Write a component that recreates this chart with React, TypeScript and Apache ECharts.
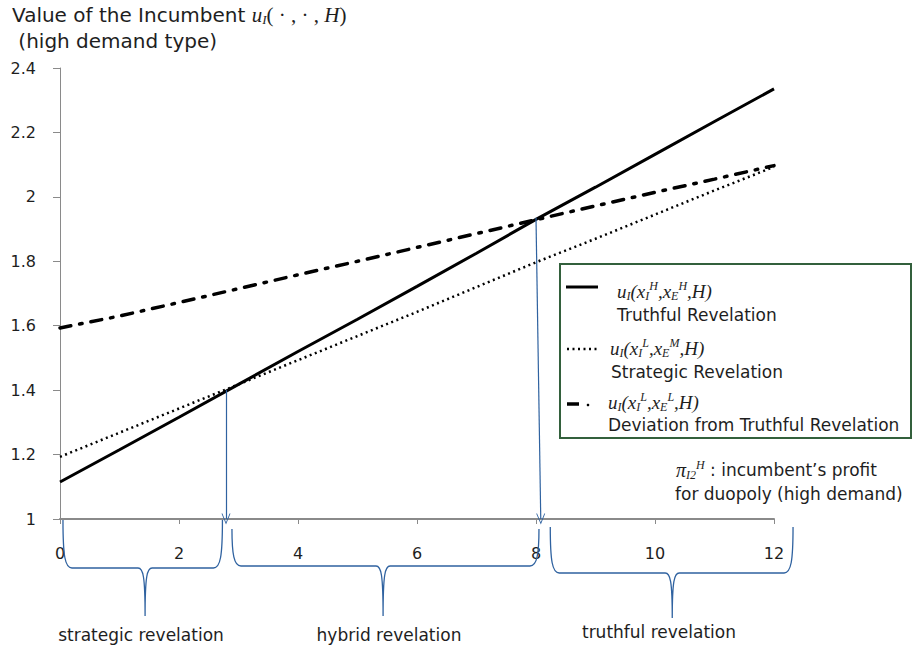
import React, { useEffect, useRef } from "react";
import * as echarts from "echarts";

// ---- data ----
const xValues = [0, 1, 2, 3, 4, 5, 6, 7, 8, 9, 10, 11, 12];
const truthful = [1.115, 1.215, 1.316, 1.418, 1.52, 1.62, 1.722, 1.825, 1.93, 2.03, 2.132, 2.234, 2.335];
const strategic = [1.193, 1.268, 1.343, 1.418, 1.493, 1.568, 1.643, 1.72, 1.797, 1.87, 1.945, 2.02, 2.093];
const deviation = [1.593, 1.63, 1.672, 1.715, 1.758, 1.8, 1.843, 1.886, 1.929, 1.972, 2.014, 2.055, 2.097];

const xTicks = { min: 0, max: 12, interval: 2 };
const yTicks = { min: 1, max: 2.4, interval: 0.2 };

// arrows: from intersection points down to the axis
const arrowTop = [[2.79, 1.4], [8.0, 1.935]];
const arrowBottom = [[2.79, 1.0], [8.08, 1.0]];

// braces below the x axis (x-range in axis units)
const braceStart = [0.05, 2.89, 8.24];
const braceEnd = [2.73, 8.05, 12.32];
const braceMid = [1.43, 5.43, 10.29];
const braceLabels = ["strategic revelation", "hybrid revelation", "truthful revelation"];

// ---- styling ----
const SANS = "'DejaVu Sans', 'Open Sans', sans-serif";
const SERIF = "'Liberation Serif', 'DejaVu Serif', serif";
const TXT = "#1e1e1e";
const AXIS = "#8a8a8a";
const BLUE = "#2f62a0";
const GREEN = "#33603c";

// pixel offsets (below axis line) for braces: top end, horizontal bar, tip
const braceTopOff = [1, 10, 8];
const braceBarOff = [49, 47, 54];
const braceTipOff = [97, 97, 99];
const braceLabelPos = [[141, 635], [389, 635], [659, 632]];

function mathRich(main: number, small: number) {
  const lh = 22;
  const slh = 11;
  return {
    m: { fontFamily: SERIF, fontStyle: "italic", fontSize: main, lineHeight: lh, fill: TXT },
    r: { fontFamily: SERIF, fontSize: main, lineHeight: lh, fill: TXT },
    sb: { fontFamily: SERIF, fontStyle: "italic", fontSize: small, lineHeight: slh, verticalAlign: "bottom", fill: TXT },
    sp: { fontFamily: SERIF, fontStyle: "italic", fontSize: small, lineHeight: slh, verticalAlign: "top", fill: TXT },
    n: { fontFamily: SANS, fontSize: 17, lineHeight: lh, fill: TXT },
    t: { fontFamily: SANS, fontSize: 20, lineHeight: lh, fill: TXT },
  };
}

function txt(x: number, y: number, text: string, size = 17, align = "left") {
  return {
    type: "text",
    x,
    y,
    silent: true,
    style: { text, fontFamily: SANS, fontSize: size, fill: TXT, align, verticalAlign: "middle" },
  };
}

function rtxt(x: number, y: number, text: string, main = 19, small = 12) {
  return {
    type: "text",
    x,
    y,
    silent: true,
    style: { text, rich: mathRich(main, small), align: "left", verticalAlign: "middle" },
  };
}

export default function App() {
  const ref = useRef<HTMLDivElement>(null);

  useEffect(() => {
    if (!ref.current) return;
    const chart = echarts.init(ref.current, null, { renderer: "svg" });

    const pts = (ys: number[]) => xValues.map((x, i) => [x, ys[i]]);
    const braceData = braceStart.map((s, i) => [s, braceEnd[i], braceMid[i]]);

    const arrowHead = "path://M5,0 L10,10 L9,10 L5,2 L1,10 L0,10 Z";

    const option: any = {
      animation: false,
      grid: { left: 60, right: 141, top: 68, bottom: 133 },
      xAxis: {
        type: "value",
        min: xTicks.min,
        max: xTicks.max,
        interval: xTicks.interval,
        axisLine: { show: true, onZero: false, lineStyle: { color: AXIS, width: 2 } },
        axisTick: { show: true, length: 5, lineStyle: { color: AXIS, width: 1 } },
        axisLabel: { margin: 26, fontSize: 16, color: TXT, fontFamily: SANS },
        splitLine: { show: false },
      },
      yAxis: {
        type: "value",
        min: yTicks.min,
        max: yTicks.max,
        interval: yTicks.interval,
        axisLine: { show: true, lineStyle: { color: AXIS, width: 1 } },
        axisTick: { show: true, length: 7, lineStyle: { color: AXIS, width: 1 } },
        axisLabel: { margin: 24, fontSize: 16, color: TXT, fontFamily: SANS },
        splitLine: { show: false },
      },
      series: [
        {
          name: "Deviation",
          type: "line",
          data: pts(deviation),
          showSymbol: false,
          symbol: "none",
          lineStyle: { color: "#000", width: 3.5, type: [11, 9, 2.5, 9], cap: "round" },
          silent: true,
          z: 3,
        },
        {
          name: "Strategic",
          type: "line",
          data: pts(strategic),
          showSymbol: false,
          symbol: "none",
          lineStyle: { color: "#000", width: 2.5, type: [2, 3.5] },
          silent: true,
          z: 3,
        },
        {
          name: "Truthful",
          type: "line",
          data: pts(truthful),
          showSymbol: false,
          symbol: "none",
          lineStyle: { color: "#000", width: 3 },
          silent: true,
          z: 4,
          markLine: {
            silent: true,
            animation: false,
            symbol: ["none", arrowHead],
            symbolSize: [9, 11],
            label: { show: false },
            emphasis: { disabled: true },
            lineStyle: { color: BLUE, width: 1.2, type: "solid" },
            data: arrowTop.map((t, i) => [{ coord: t }, { coord: arrowBottom[i] }]),
          },
        },
        {
          name: "braces",
          type: "custom",
          coordinateSystem: "cartesian2d",
          clip: false,
          silent: true,
          data: braceData,
          encode: { x: [0, 1, 2], y: -1 },
          renderItem: (params: any, api: any) => {
            const i = params.dataIndex;
            const base = api.coord([0, yTicks.min])[1];
            const x1 = api.coord([api.value(0), yTicks.min])[0];
            const x2 = api.coord([api.value(1), yTicks.min])[0];
            const xm = api.coord([api.value(2), yTicks.min])[0];
            const y0 = base + braceTopOff[i];
            const y1 = base + braceBarOff[i];
            const y2 = base + braceTipOff[i];
            const r = 9;
            const c = 7;
            const d =
              `M${x1},${y0} C${x1},${y1 - 12} ${x1 + 2},${y1} ${x1 + r},${y1} ` +
              `L${xm - c},${y1} C${xm - 2},${y1} ${xm},${y1 + 8} ${xm},${y2} ` +
              `M${xm},${y2} C${xm},${y1 + 8} ${xm + 2},${y1} ${xm + c},${y1} ` +
              `L${x2 - r},${y1} C${x2 - 2},${y1} ${x2},${y1 - 12} ${x2},${y0}`;
            return {
              type: "path",
              shape: { pathData: d },
              style: { stroke: BLUE, fill: "none", lineWidth: 1.3 },
            };
          },
          z: 2,
        },
      ],
      graphic: [
        // title
        rtxt(12, 15, "{t|Value of the Incumbent }{m|u}{sb|I}{r|( · , · , }{m|H}{r|)}", 21, 13),
        txt(12, 41, " (high demand type)", 20),
        // legend box
        {
          type: "rect",
          silent: true,
          shape: { x: 560, y: 264, width: 351, height: 174 },
          style: { fill: "#fff", stroke: GREEN, lineWidth: 2 },
          z: 10,
        },
        {
          type: "line",
          silent: true,
          z: 11,
          shape: { x1: 566, y1: 287, x2: 598, y2: 287 },
          style: { stroke: "#000", lineWidth: 3 },
        },
        {
          type: "line",
          silent: true,
          z: 11,
          shape: { x1: 567, y1: 349, x2: 597, y2: 349 },
          style: { stroke: "#000", lineWidth: 2.5, lineDash: [2, 3.5] },
        },
        {
          type: "line",
          silent: true,
          z: 11,
          shape: { x1: 567, y1: 404, x2: 579, y2: 404 },
          style: { stroke: "#000", lineWidth: 3.5 },
        },
        {
          type: "circle",
          silent: true,
          z: 11,
          shape: { cx: 588, cy: 405, r: 1.3 },
          style: { fill: "#000" },
        },
        { ...rtxt(617, 291, "{m|u}{sb|I}{m|(x}{sb|I}{sp|H}{m|,x}{sb|E}{sp|H}{m|,H)}"), z: 11 },
        { ...txt(617, 315, "Truthful Revelation"), z: 11 },
        { ...rtxt(610, 348, "{m|u}{sb|I}{m|(x}{sb|I}{sp|L}{m|,x}{sb|E}{sp|M}{m|,H)}"), z: 11 },
        { ...txt(611, 372, "Strategic Revelation"), z: 11 },
        { ...rtxt(608, 402, "{m|u}{sb|I}{m|(x}{sb|I}{sp|L}{m|,x}{sb|E}{sp|L}{m|,H)}"), z: 11 },
        { ...txt(608, 425, "Deviation from Truthful Revelation"), z: 11 },
        // profit annotation
        rtxt(676, 470, "{m|π}{sb|I2}{sp|H}{n| : incumbent’s profit}", 20, 12),
        txt(675, 494, "for duopoly (high demand)"),
        // brace labels
        ...braceLabels.map((t, i) => txt(braceLabelPos[i][0], braceLabelPos[i][1], t, 17, "center")),
      ],
    };

    chart.setOption(option);
    return () => chart.dispose();
  }, []);

  return (
    <div
      ref={ref}
      style={{ position: "fixed", left: 0, top: 0, width: 915, height: 652, background: "#fff" }}
    />
  );
}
#####
--- Problem ---
Skip every picture and return the lines above from the top through the one that contains "import * as".

--- Exercise result ---
Write a component that recreates this chart with React, TypeScript and Apache ECharts.
import React, { useEffect, useRef } from "react";
import * as echarts from "echarts";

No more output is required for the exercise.